"It's taking away from readiness"
A top officer in the Canadian Armed Forces says work at home makes work abroad harder
You know how they say, when you want something done, give it to a busy person? Bob Auchterlonie is here to say there are limits to how well that works.
Vice-Admiral J. Robert Auchterlonie is the Commander of Canadian Joint Operations Command, which coordinates operations that require the different parts of the Canadian Armed Forces to work together. Which is basically all of them. His office asked me for a meeting after I published an interview with Auchterlonie’s colleague, Navy Commander Angus Topshee, about the “critical state” of a navy amid “generational change.”
Auchterlonie’s message was similar: Not one of failure but of concern, in a world where trouble is popping up all over. In Ukraine and the neighbouring NATO front line, the South China Sea and now, once again, in the Middle East, Canada’s military has standing commitments and a list of crises that’s likelier to grow than shrink.
And an ever-growing list of summer tasks at home is adding to the burden, in a way Auchterlonie clearly doesn’t believe is always justified.
In fact, he said, of eight CAF missions in 2023 to respond to natural disasters on Canadian territory, Auchterlonie said only one — evacuating the area around Yellowknife during August wildfires — actually required the Canadian Armed Forces’ military.
That leaves seven that didn’t.
“Demand on the Canadian Forces the last number of years has been escalating at an unsustainable rate,” Auchterlonie said during an extended interview at his office in a CAF building off Highway 417.
“In terms of our support to Canadians — you know, Canadian Armed Forces will always support Canadians, when required. We've just got to make sure that we are required. And I think this has become a challenge in the last number of years. We often are seen as the button that's very easy to push — to reassure Canadians, because we hold forces at readiness to go. I can get people out the door in 12 hours. If something happens, I can move people very quickly. And other organizations don't have that. Therefore, we get asked more than we probably should to do stuff.”

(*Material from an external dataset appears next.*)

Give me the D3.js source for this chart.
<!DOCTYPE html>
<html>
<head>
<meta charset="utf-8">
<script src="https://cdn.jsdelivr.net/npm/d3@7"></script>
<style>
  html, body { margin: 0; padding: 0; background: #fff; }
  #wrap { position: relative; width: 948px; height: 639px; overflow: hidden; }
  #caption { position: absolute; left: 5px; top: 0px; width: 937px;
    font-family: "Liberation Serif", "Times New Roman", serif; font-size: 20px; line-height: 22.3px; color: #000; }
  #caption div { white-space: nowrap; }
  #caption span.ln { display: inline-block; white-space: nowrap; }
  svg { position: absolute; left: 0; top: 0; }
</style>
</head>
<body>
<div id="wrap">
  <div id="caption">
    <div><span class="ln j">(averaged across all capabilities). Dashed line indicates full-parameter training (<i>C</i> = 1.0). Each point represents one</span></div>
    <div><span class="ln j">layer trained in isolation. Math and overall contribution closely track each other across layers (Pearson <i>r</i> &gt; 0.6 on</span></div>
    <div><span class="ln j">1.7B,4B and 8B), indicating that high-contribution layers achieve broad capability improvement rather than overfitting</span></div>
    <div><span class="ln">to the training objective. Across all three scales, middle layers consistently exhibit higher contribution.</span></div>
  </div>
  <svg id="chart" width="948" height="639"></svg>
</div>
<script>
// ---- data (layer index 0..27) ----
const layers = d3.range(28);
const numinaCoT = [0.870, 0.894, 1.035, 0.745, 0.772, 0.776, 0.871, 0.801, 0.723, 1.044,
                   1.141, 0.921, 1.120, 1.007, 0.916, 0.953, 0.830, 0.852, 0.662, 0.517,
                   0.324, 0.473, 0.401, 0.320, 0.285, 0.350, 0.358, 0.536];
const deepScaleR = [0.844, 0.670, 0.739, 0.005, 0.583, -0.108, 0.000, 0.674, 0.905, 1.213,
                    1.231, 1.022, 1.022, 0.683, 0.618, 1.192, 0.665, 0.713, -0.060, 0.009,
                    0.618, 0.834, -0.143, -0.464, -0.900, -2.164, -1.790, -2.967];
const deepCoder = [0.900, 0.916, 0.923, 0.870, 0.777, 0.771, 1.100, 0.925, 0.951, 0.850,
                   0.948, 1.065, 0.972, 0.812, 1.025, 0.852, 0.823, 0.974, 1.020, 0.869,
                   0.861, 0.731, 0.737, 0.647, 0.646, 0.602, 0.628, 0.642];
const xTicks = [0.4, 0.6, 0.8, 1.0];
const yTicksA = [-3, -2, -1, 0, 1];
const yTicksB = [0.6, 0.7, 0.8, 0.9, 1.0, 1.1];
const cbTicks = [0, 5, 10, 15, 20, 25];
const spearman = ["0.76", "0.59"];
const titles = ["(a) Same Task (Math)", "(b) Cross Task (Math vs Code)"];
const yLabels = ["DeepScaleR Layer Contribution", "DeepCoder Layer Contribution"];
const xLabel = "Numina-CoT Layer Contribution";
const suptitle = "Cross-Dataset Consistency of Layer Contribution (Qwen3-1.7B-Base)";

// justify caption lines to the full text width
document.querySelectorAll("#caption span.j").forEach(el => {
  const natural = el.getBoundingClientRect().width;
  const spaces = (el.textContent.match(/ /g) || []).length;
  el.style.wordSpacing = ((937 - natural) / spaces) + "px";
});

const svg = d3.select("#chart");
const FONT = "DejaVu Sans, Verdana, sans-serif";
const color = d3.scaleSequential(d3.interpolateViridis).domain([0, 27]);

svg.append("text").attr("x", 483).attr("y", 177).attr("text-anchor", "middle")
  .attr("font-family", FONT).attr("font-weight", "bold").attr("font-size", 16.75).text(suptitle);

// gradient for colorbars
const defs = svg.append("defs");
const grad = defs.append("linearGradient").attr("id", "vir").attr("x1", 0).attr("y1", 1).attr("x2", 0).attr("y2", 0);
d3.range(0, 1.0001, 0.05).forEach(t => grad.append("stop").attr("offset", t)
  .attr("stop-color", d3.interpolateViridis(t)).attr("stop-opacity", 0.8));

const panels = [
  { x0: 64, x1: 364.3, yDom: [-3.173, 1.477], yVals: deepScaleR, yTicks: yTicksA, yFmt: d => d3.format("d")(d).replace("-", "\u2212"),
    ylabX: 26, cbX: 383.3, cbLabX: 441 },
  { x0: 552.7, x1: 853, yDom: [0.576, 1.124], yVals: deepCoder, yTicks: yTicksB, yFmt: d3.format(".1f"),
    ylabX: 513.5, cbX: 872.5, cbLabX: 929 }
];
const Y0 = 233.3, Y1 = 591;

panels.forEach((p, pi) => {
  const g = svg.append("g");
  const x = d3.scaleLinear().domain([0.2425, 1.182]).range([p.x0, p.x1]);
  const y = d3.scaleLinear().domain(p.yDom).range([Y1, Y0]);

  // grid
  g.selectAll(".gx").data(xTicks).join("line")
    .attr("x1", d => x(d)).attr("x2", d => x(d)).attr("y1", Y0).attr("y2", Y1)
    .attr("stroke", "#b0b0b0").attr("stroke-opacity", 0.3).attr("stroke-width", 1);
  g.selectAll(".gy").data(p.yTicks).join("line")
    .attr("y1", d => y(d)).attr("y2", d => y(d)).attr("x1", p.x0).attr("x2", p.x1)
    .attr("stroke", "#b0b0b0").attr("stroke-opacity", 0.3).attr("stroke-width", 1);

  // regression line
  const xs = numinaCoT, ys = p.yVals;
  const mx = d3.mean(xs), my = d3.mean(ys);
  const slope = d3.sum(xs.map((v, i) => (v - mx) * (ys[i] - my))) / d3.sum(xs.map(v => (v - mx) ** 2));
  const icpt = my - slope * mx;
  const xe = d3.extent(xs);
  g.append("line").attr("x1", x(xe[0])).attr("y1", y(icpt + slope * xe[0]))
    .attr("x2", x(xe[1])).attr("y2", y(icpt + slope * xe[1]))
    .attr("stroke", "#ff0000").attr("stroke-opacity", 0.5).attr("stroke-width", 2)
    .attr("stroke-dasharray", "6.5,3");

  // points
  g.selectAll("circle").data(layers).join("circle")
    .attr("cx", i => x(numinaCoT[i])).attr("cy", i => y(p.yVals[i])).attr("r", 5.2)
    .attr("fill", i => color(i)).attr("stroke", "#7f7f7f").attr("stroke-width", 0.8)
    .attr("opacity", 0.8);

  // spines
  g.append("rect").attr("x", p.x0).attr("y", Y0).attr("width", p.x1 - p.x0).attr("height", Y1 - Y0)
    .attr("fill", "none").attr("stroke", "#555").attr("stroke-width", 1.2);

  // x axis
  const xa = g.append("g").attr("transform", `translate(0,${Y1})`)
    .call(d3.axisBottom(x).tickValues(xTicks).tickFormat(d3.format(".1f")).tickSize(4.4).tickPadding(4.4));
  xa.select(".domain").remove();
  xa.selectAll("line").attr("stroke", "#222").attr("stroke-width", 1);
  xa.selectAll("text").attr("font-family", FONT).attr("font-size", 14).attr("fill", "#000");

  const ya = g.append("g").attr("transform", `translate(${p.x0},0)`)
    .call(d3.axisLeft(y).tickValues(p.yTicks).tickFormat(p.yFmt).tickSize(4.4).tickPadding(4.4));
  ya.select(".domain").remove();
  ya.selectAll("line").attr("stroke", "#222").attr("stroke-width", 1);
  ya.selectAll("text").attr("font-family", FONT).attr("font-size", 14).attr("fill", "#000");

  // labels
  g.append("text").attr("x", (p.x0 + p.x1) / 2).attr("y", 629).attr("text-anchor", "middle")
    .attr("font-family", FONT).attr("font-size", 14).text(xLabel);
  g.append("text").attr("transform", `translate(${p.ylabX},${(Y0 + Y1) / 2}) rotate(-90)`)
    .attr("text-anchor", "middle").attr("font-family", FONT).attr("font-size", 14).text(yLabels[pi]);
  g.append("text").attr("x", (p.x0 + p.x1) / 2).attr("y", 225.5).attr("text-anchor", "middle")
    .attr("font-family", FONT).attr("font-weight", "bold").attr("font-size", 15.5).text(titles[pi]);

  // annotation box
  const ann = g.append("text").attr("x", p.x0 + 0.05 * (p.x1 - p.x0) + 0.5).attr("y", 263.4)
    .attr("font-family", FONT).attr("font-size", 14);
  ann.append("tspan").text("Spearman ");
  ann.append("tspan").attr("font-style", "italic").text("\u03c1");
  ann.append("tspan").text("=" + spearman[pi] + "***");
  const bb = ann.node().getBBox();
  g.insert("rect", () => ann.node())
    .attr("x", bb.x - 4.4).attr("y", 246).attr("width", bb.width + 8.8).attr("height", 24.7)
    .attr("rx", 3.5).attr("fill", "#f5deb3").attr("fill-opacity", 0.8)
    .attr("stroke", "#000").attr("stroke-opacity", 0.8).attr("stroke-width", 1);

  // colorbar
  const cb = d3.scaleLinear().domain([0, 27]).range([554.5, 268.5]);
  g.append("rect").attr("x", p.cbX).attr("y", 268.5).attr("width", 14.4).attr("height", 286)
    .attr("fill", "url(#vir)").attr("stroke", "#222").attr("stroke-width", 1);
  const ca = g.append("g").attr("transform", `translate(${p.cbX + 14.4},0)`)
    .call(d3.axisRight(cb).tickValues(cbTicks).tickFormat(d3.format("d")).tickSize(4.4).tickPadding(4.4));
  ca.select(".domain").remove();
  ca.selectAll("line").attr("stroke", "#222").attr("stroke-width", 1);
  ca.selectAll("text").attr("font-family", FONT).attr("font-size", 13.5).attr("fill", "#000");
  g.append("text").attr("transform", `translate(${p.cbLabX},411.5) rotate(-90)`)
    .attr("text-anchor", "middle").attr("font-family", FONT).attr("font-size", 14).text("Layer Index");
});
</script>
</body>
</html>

The blanket term for CAF responses to natural disasters in Canada is Operation LENTUS. Since the program’s establishment in 2010, the number of distinct operations under that designation has roughly doubled every five years.
“This summer we conducted Operation LENTUS for over four months straight,” Auchterlonie said. Canada’s military provided “support to Canadians in five different provinces over eight operations, one of which was — I want to be careful how I say this — one of which was entirely necessary. The support for Operation LENTUS and the evacuation and firefighting in and around Yellowknife was absolutely in the wheelhouse of the Canadian Forces as a force of last resort that had unique capabilities that only we could do.”
That means everything else on this list of Op LENTUS activity last summer — including activity in Alberta, Nova Scotia, Quebec, Ontario and British Columbia, mostly during what’s become too familiar to Canadians as wildfire season — fell short of the standard of absolutely requiring help from Canada’s military.
Auchterlonie took care to emphasize that the CAF will never refuse such requests from provinces. He just wishes they weren’t so quick to ask.
“The fact is some of the provinces have exceptional capabilities. BC Wildfire is a phenomenal organization. Alberta Wildfire is a phenomenal organization. They have more airlift and more rotary-wing assets [helicopters] than the Royal Canadian Air Force. They are well resourced, well trained, and they do this every year. They're very good at it.
“The challenge we've been seeing over the last number of years — it's not a new challenge; this is a challenge that's grown over the last 15 years — is, when something bad is happening, to see the folks turn out for the Canadian Armed Forces is very reassuring to Canadians. And I applaud that. That makes you feel really good. The fact is, sometimes the it's within the provinces' capability to [manage a crisis]. They do not necessarily need the assistance of the Canadian Armed Forces. They already have that capacity resident within the province.”